_The input_

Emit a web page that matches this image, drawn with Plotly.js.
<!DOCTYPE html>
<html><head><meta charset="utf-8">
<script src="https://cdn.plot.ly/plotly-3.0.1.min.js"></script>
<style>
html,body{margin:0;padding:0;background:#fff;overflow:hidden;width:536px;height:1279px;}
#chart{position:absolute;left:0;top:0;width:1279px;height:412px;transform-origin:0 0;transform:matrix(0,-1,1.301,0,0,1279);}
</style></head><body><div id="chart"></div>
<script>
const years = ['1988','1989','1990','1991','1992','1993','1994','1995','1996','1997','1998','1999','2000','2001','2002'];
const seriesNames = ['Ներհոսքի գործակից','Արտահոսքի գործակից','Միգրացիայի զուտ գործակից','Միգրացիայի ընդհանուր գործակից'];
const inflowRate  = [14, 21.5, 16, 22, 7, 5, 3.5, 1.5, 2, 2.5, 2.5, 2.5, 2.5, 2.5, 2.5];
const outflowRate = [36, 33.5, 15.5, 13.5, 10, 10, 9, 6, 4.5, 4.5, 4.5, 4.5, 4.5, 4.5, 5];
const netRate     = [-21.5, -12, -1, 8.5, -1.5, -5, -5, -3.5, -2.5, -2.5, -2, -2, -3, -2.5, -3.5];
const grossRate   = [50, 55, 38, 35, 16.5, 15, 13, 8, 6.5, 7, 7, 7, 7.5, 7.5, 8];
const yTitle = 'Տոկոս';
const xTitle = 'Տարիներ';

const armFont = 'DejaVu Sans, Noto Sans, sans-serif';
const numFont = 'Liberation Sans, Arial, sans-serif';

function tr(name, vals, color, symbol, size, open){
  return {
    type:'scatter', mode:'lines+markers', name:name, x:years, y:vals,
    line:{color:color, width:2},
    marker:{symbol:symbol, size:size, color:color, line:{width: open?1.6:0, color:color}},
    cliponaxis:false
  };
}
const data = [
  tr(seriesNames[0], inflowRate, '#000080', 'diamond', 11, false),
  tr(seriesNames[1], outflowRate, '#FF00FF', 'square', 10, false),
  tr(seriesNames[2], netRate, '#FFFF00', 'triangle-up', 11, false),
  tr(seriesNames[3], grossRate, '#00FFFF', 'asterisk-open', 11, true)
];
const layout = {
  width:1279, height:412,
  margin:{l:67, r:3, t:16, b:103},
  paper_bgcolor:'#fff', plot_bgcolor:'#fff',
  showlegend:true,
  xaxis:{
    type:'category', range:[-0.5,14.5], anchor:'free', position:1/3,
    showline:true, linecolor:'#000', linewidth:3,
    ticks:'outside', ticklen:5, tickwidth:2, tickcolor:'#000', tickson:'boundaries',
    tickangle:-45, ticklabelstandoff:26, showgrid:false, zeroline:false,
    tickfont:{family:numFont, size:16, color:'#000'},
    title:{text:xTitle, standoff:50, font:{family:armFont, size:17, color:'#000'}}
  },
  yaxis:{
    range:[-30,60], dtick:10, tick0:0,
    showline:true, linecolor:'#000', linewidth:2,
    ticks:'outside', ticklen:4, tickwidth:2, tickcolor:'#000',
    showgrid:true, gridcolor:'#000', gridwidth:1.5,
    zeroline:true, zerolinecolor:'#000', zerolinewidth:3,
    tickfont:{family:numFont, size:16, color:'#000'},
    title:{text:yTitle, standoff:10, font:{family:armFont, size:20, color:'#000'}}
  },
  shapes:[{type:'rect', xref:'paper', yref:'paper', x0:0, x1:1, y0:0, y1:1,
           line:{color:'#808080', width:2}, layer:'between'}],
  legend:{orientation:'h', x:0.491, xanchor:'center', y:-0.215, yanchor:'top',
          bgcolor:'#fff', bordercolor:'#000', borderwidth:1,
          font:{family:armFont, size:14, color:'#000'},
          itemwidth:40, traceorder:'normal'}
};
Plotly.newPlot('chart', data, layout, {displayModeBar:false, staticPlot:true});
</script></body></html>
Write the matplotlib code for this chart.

_Task goal_
Quote the records above from their first line through the line containing "const numFont = 'Liberation", both ends included.

_Solved problem_
Emit a web page that matches this image, drawn with Plotly.js.
<!DOCTYPE html>
<html><head><meta charset="utf-8">
<script src="https://cdn.plot.ly/plotly-3.0.1.min.js"></script>
<style>
html,body{margin:0;padding:0;background:#fff;overflow:hidden;width:536px;height:1279px;}
#chart{position:absolute;left:0;top:0;width:1279px;height:412px;transform-origin:0 0;transform:matrix(0,-1,1.301,0,0,1279);}
</style></head><body><div id="chart"></div>
<script>
const years = ['1988','1989','1990','1991','1992','1993','1994','1995','1996','1997','1998','1999','2000','2001','2002'];
const seriesNames = ['Ներհոսքի գործակից','Արտահոսքի գործակից','Միգրացիայի զուտ գործակից','Միգրացիայի ընդհանուր գործակից'];
const inflowRate  = [14, 21.5, 16, 22, 7, 5, 3.5, 1.5, 2, 2.5, 2.5, 2.5, 2.5, 2.5, 2.5];
const outflowRate = [36, 33.5, 15.5, 13.5, 10, 10, 9, 6, 4.5, 4.5, 4.5, 4.5, 4.5, 4.5, 5];
const netRate     = [-21.5, -12, -1, 8.5, -1.5, -5, -5, -3.5, -2.5, -2.5, -2, -2, -3, -2.5, -3.5];
const grossRate   = [50, 55, 38, 35, 16.5, 15, 13, 8, 6.5, 7, 7, 7, 7.5, 7.5, 8];
const yTitle = 'Տոկոս';
const xTitle = 'Տարիներ';

const armFont = 'DejaVu Sans, Noto Sans, sans-serif';
const numFont = 'Liberation Sans, Arial, sans-serif';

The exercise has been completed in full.